Prime Minister Margaret Thatcher's government promised "a very, very deep and far-reaching inquiry." Questions arose about safety stadards in the high-risk industry, and opposition politicians claimed safety was neglected.

Occidental Petroleum, owner of the Piper Alpha platform, said it believed a gas leak was to blame, but days or weeks would be needed to determine what caused and ignited it. Occidental said the three-quarters of the 649-foot-high rig was destroyed.

Derek Ellington, a 45-year-old rigger, said he was in a workshop near the control center when he heard the scream of "two gas leaks almost simultaneously, and about 30 seconds later there was the first explosion. It wiped out the control room and that was it. Our nerve center was gone."

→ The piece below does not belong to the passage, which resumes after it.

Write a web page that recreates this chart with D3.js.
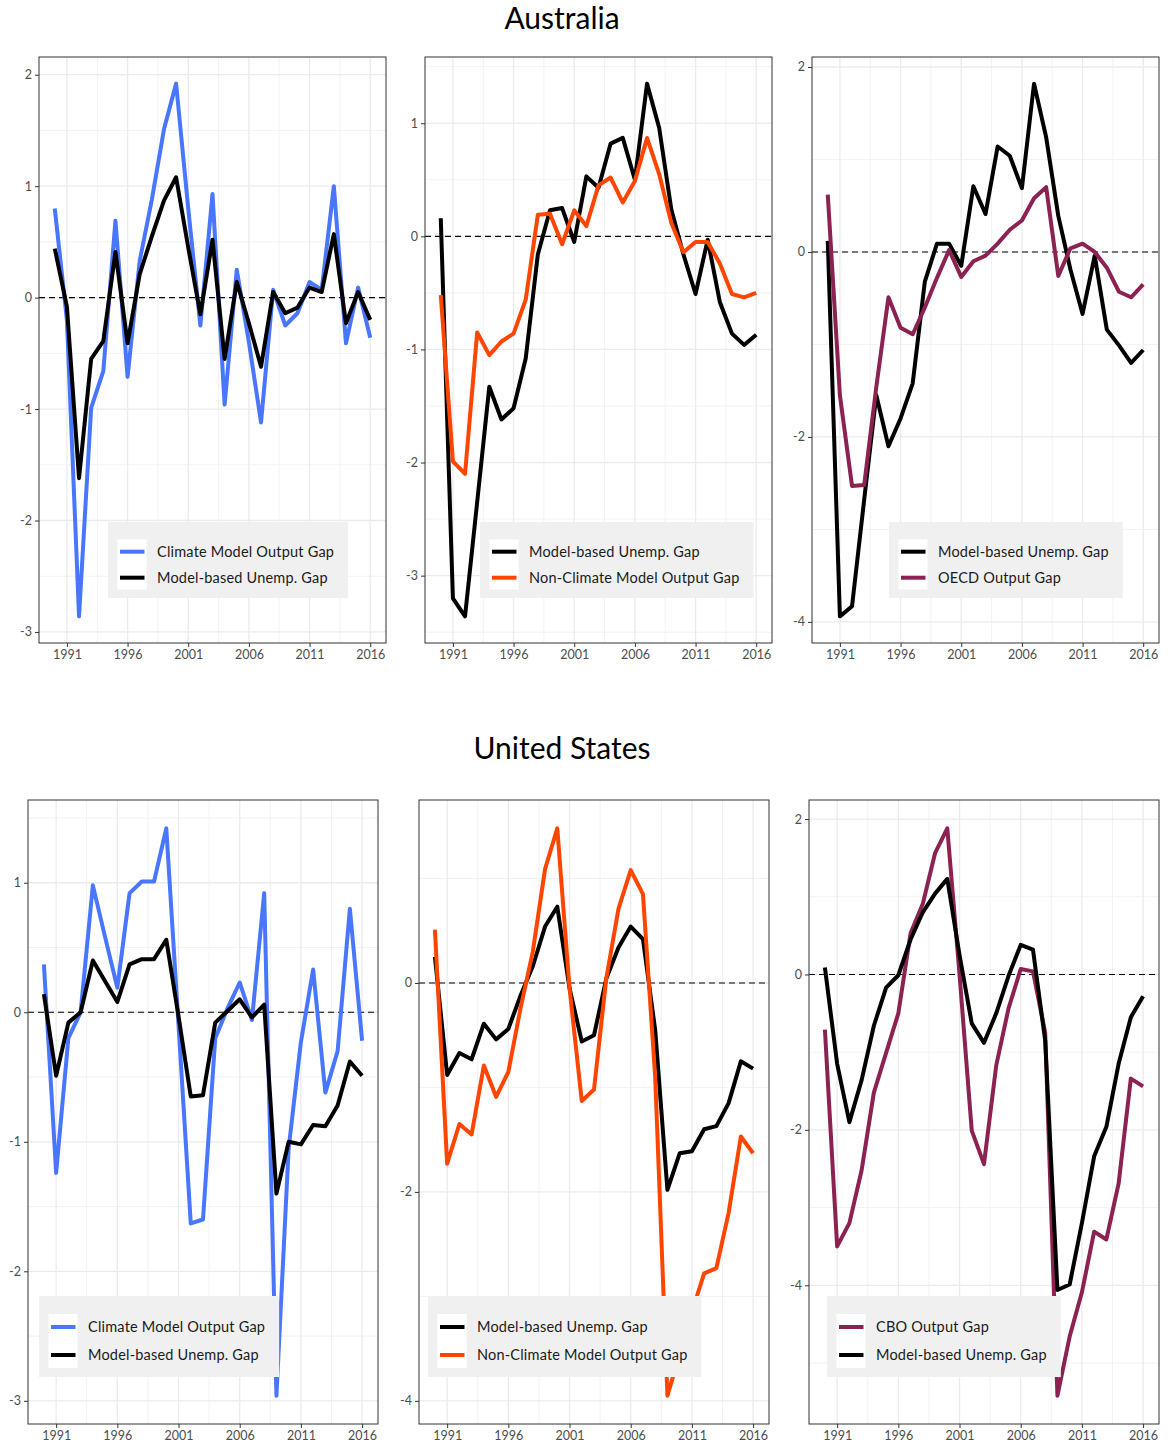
<!DOCTYPE html>
<html>
<head>
<meta charset="utf-8">
<script src="https://cdn.jsdelivr.net/npm/d3@7/dist/d3.min.js"></script>
<style>
  html, body { margin: 0; padding: 0; background: #ffffff; }
  svg { display: block; }
</style>
</head>
<body>
<svg id="chart" width="1168" height="1449"></svg>
<script>
// ---- data -----------------------------------------------------------------
const years = [1990, 1991, 1992, 1993, 1994, 1995, 1996, 1997, 1998, 1999,
               2000, 2001, 2002, 2003, 2004, 2005, 2006, 2007, 2008, 2009,
               2010, 2011, 2012, 2013, 2014, 2015, 2016];
const xTickYears = [1991, 1996, 2001, 2006, 2011, 2016];

// Australia
const auClimateGap    = [0.80, -0.20, -2.86, -0.99, -0.66, 0.69, -0.71, 0.33, 0.88, 1.51,
                         1.92, 0.80, -0.25, 0.93, -0.96, 0.25, -0.40, -1.12, 0.07, -0.25,
                         -0.14, 0.14, 0.07, 1.00, -0.41, 0.09, -0.36];
const auUnempGapA     = [0.44, -0.08, -1.62, -0.55, -0.39, 0.41, -0.41, 0.21, 0.55, 0.87,
                         1.08, 0.45, -0.15, 0.52, -0.55, 0.14, -0.23, -0.62, 0.05, -0.14,
                         -0.09, 0.09, 0.05, 0.57, -0.23, 0.05, -0.20];
const auNonClimateGap = [-0.52, -1.99, -2.10, -0.85, -1.05, -0.93, -0.86, -0.56, 0.19, 0.20,
                         -0.07, 0.23, 0.09, 0.45, 0.52, 0.30, 0.49, 0.87, 0.55, 0.12,
                         -0.14, -0.05, -0.05, -0.24, -0.51, -0.54, -0.50];
const auUnempGapB     = [0.16, -3.20, -3.36, -2.35, -1.33, -1.62, -1.52, -1.08, -0.16, 0.23,
                         0.25, -0.05, 0.53, 0.43, 0.82, 0.87, 0.50, 1.35, 0.96, 0.24,
                         -0.16, -0.51, -0.03, -0.58, -0.86, -0.96, -0.87];
const auOecdGap       = [0.62, -1.55, -2.53, -2.52, -1.46, -0.49, -0.82, -0.89, -0.60, -0.28,
                         0.02, -0.27, -0.10, -0.04, 0.09, 0.24, 0.34, 0.58, 0.70, -0.26,
                         0.04, 0.09, 0.00, -0.17, -0.43, -0.49, -0.35];
const auUnempGapC     = [0.12, -3.94, -3.83, -2.68, -1.55, -2.10, -1.80, -1.42, -0.32, 0.09,
                         0.09, -0.15, 0.71, 0.41, 1.14, 1.04, 0.69, 1.82, 1.24, 0.39,
                         -0.19, -0.67, -0.04, -0.84, -1.01, -1.20, -1.06];

// United States
const usClimateGap    = [0.37, -1.24, -0.20, 0.00, 0.98, 0.58, 0.19, 0.92, 1.01, 1.01,
                         1.42, -0.10, -1.63, -1.60, -0.20, 0.03, 0.23, -0.06, 0.92, -2.96,
                         -1.05, -0.23, 0.33, -0.62, -0.30, 0.80, -0.22];
const usUnempGapA     = [0.14, -0.49, -0.08, 0.00, 0.40, 0.24, 0.08, 0.37, 0.41, 0.41,
                         0.56, -0.03, -0.65, -0.64, -0.08, 0.01, 0.10, -0.04, 0.06, -1.40,
                         -1.00, -1.02, -0.87, -0.88, -0.72, -0.38, -0.49];
const usNonClimateGap = [0.51, -1.73, -1.35, -1.45, -0.79, -1.09, -0.85, -0.24, 0.30, 1.09,
                         1.48, -0.05, -1.13, -1.02, 0.04, 0.71, 1.08, 0.85, -0.90, -3.95,
                         -3.55, -3.15, -2.78, -2.73, -2.20, -1.47, -1.63];
const usUnempGapB     = [0.25, -0.88, -0.67, -0.73, -0.39, -0.54, -0.44, -0.12, 0.16, 0.54,
                         0.73, -0.05, -0.56, -0.50, 0.04, 0.34, 0.54, 0.42, -0.45, -1.98,
                         -1.63, -1.61, -1.40, -1.37, -1.15, -0.75, -0.82];
const usCboGap        = [-0.71, -3.50, -3.20, -2.52, -1.52, -1.01, -0.50, 0.53, 0.91, 1.56,
                         1.88, 0.00, -2.01, -2.44, -1.17, -0.44, 0.07, 0.04, -0.75, -5.42,
                         -4.66, -4.09, -3.31, -3.41, -2.69, -1.34, -1.44];
const usUnempGapC     = [0.09, -1.15, -1.90, -1.36, -0.66, -0.17, -0.01, 0.45, 0.80, 1.04,
                         1.23, 0.25, -0.63, -0.88, -0.50, -0.02, 0.38, 0.32, -0.85, -4.06,
                         -3.99, -3.20, -2.34, -1.96, -1.15, -0.55, -0.28];

// y-axis tick labels per panel
const yTicksAuClimate    = [-3, -2, -1, 0, 1, 2];
const yTicksAuNonClimate = [-3, -2, -1, 0, 1];
const yTicksAuOecd       = [-4, -2, 0, 2];
const yTicksUsClimate    = [-3, -2, -1, 0, 1];
const yTicksUsNonClimate = [-4, -2, 0];
const yTicksUsCbo        = [-4, -2, 0, 2];

const countryTitles = ["Australia", "United States"];

const lblClimate    = "Climate Model Output Gap";
const lblUnemp      = "Model-based Unemp. Gap";
const lblNonClimate = "Non-Climate Model Output Gap";
const lblOecd       = "OECD Output Gap";
const lblCbo        = "CBO Output Gap";

// ---- styling ----------------------------------------------------------------
const FONT = "Lato, 'DejaVu Sans', sans-serif";
const C_BLUE = "#4876FF", C_BLACK = "#000000", C_ORANGE = "#FF4500", C_MAROON = "#8B2252";

const row1 = { top: 57,  bottom: 643,  legTop: 522,  legH: 76, legLine1: 29.7, legGap: 26, keyTop: 17.5, keyBottom: 8.5 };
const row2 = { top: 800, bottom: 1424, legTop: 1296, legH: 81, legLine1: 31,   legGap: 28, keyTop: 18,   keyBottom: 9 };

const panels = [
  { row: row1, x0: 39,  x1: 386,  yTicks: yTicksAuClimate,    legX: 108,
    series: [{ name: lblClimate, values: auClimateGap, color: C_BLUE },
             { name: lblUnemp,   values: auUnempGapA,  color: C_BLACK }] },
  { row: row1, x0: 425, x1: 772,  yTicks: yTicksAuNonClimate, legX: 480,
    series: [{ name: lblUnemp,      values: auUnempGapB,     color: C_BLACK },
             { name: lblNonClimate, values: auNonClimateGap, color: C_ORANGE }] },
  { row: row1, x0: 812, x1: 1159, yTicks: yTicksAuOecd,       legX: 889,
    series: [{ name: lblUnemp, values: auUnempGapC, color: C_BLACK },
             { name: lblOecd,  values: auOecdGap,   color: C_MAROON }] },
  { row: row2, x0: 28,  x1: 378,  yTicks: yTicksUsClimate,    legX: 39,
    series: [{ name: lblClimate, values: usClimateGap, color: C_BLUE },
             { name: lblUnemp,   values: usUnempGapA,  color: C_BLACK }] },
  { row: row2, x0: 419, x1: 769,  yTicks: yTicksUsNonClimate, legX: 428,
    series: [{ name: lblUnemp,      values: usUnempGapB,     color: C_BLACK },
             { name: lblNonClimate, values: usNonClimateGap, color: C_ORANGE }] },
  { row: row2, x0: 809, x1: 1159, yTicks: yTicksUsCbo,        legX: 827,
    series: [{ name: lblCbo,   values: usCboGap,    color: C_MAROON },
             { name: lblUnemp, values: usUnempGapC, color: C_BLACK }] }
];

const svg = d3.select("#chart");

// country headings
svg.selectAll("text.country")
  .data(countryTitles)
  .join("text")
  .attr("class", "country")
  .attr("x", 562)
  .attr("y", (d, i) => i === 0 ? 29 : 759)
  .attr("text-anchor", "middle")
  .style("font-family", FONT)
  .style("font-size", "30px")
  .style("fill", "#000")
  .text(d => d);

function midpoints(ticks, lo, hi) {
  // minor grid positions half-way between major ticks (and one step beyond each end)
  const step = ticks[1] - ticks[0];
  const out = [];
  for (let i = -1; i < ticks.length; i++) {
    const m = ticks[0] + (i + 0.5) * step;
    if (m > lo && m < hi) out.push(m);
  }
  return out;
}

// plain hyphen-minus for negative tick labels
const fmtInt = d => String(d);

panels.forEach(p => {
  const r = p.row;
  const g = svg.append("g");

  // ggplot-style 5% expansion of the data ranges
  const xPad = 0.05 * (d3.max(years) - d3.min(years));
  const x = d3.scaleLinear()
    .domain([d3.min(years) - xPad, d3.max(years) + xPad])
    .range([p.x0, p.x1]);

  const allVals = p.series.flatMap(s => s.values);
  const [vMin, vMax] = d3.extent(allVals);
  const yPad = 0.05 * (vMax - vMin);
  const y = d3.scaleLinear()
    .domain([vMin - yPad, vMax + yPad])
    .range([r.bottom, r.top]);

  // background
  g.append("rect")
    .attr("x", p.x0).attr("y", r.top)
    .attr("width", p.x1 - p.x0).attr("height", r.bottom - r.top)
    .attr("fill", "#fff");

  // minor grid
  const xMinor = midpoints(xTickYears, x.domain()[0], x.domain()[1]);
  const yMinor = midpoints(p.yTicks, y.domain()[0], y.domain()[1]);
  g.append("g").selectAll("line").data(xMinor).join("line")
    .attr("x1", d => x(d)).attr("x2", d => x(d))
    .attr("y1", r.top).attr("y2", r.bottom)
    .attr("stroke", "#F0F0F0").attr("stroke-width", 0.9);
  g.append("g").selectAll("line").data(yMinor).join("line")
    .attr("x1", p.x0).attr("x2", p.x1)
    .attr("y1", d => y(d)).attr("y2", d => y(d))
    .attr("stroke", "#F0F0F0").attr("stroke-width", 0.9);

  // major grid
  g.append("g").selectAll("line").data(xTickYears).join("line")
    .attr("x1", d => x(d)).attr("x2", d => x(d))
    .attr("y1", r.top).attr("y2", r.bottom)
    .attr("stroke", "#EBEBEB").attr("stroke-width", 1.3);
  g.append("g").selectAll("line").data(p.yTicks).join("line")
    .attr("x1", p.x0).attr("x2", p.x1)
    .attr("y1", d => y(d)).attr("y2", d => y(d))
    .attr("stroke", "#EBEBEB").attr("stroke-width", 1.3);

  // zero reference
  g.append("line")
    .attr("x1", p.x0).attr("x2", p.x1)
    .attr("y1", y(0)).attr("y2", y(0))
    .attr("stroke", "#000").attr("stroke-width", 1.1)
    .attr("stroke-dasharray", "6,4");

  // series lines
  const line = d3.line()
    .x((d, i) => x(years[i]))
    .y(d => y(d));
  g.append("g").selectAll("path").data(p.series).join("path")
    .attr("d", s => line(s.values))
    .attr("fill", "none")
    .attr("stroke", s => s.color)
    .attr("stroke-width", 4)
    .attr("stroke-linejoin", "round")
    .attr("stroke-linecap", "butt");

  // legend
  const lg = g.append("g").attr("transform", `translate(${p.legX},${r.legTop})`);
  const box = lg.append("rect")
    .attr("x", 0).attr("y", 0).attr("height", r.legH)
    .attr("fill", "#F0F0F0");
  lg.append("rect")
    .attr("x", 9.5).attr("y", r.keyTop)
    .attr("width", 29).attr("height", r.legH - r.keyTop - r.keyBottom)
    .attr("fill", "#fff");
  const items = lg.selectAll("g.item").data(p.series).join("g")
    .attr("class", "item")
    .attr("transform", (d, i) => `translate(0,${r.legLine1 + i * r.legGap})`);
  items.append("line")
    .attr("x1", 12).attr("x2", 36.5)
    .attr("y1", 0).attr("y2", 0)
    .attr("stroke", d => d.color).attr("stroke-width", 4);
  const labels = items.append("text")
    .attr("x", 49).attr("y", 5)
    .style("font-family", FONT)
    .style("font-size", "14.5px")
    .style("letter-spacing", "0.2px")
    .style("fill", "#1A1A1A")
    .text(d => d.name);
  let maxW = 0;
  labels.each(function () { maxW = Math.max(maxW, this.getComputedTextLength()); });
  box.attr("width", 49 + maxW + 14);

  // panel border
  g.append("rect")
    .attr("x", p.x0).attr("y", r.top)
    .attr("width", p.x1 - p.x0).attr("height", r.bottom - r.top)
    .attr("fill", "none").attr("stroke", "#333").attr("stroke-width", 1);

  // x axis
  const xa = g.append("g").attr("transform", `translate(0,${r.bottom})`)
    .call(d3.axisBottom(x).tickValues(xTickYears).tickFormat(fmtInt).tickSize(4).tickPadding(3));
  xa.select(".domain").remove();
  xa.selectAll(".tick line").attr("stroke", "#333");
  xa.selectAll(".tick text")
    .style("font-family", FONT).style("font-size", "12.5px").attr("fill", "#4D4D4D");

  // y axis
  const ya = g.append("g").attr("transform", `translate(${p.x0},0)`)
    .call(d3.axisLeft(y).tickValues(p.yTicks).tickFormat(fmtInt).tickSize(4).tickPadding(3));
  ya.select(".domain").remove();
  ya.selectAll(".tick line").attr("stroke", "#333");
  ya.selectAll(".tick text")
    .style("font-family", FONT).style("font-size", "12.5px").attr("fill", "#4D4D4D");
});
</script>
</body>
</html>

Andrew Sneddon, a university lecturer on offshore engineering in Aberdeen, said, "we can only assume there was a leak of some sort. Basically, you are sitting on top of two highly flammable products--oil and gas. A leak or a spill is a potential hazard. It is extremely difficult to say what could have set it off."

The number of men still missing and the dim prospects for finding them alive seem certain to make the Piper Alpha explosion the worst oil rig disaster ever, surpassing the 123 deaths when the Alexander L. Kielland platform capsized in Norway's North Sea waters in March, 1980.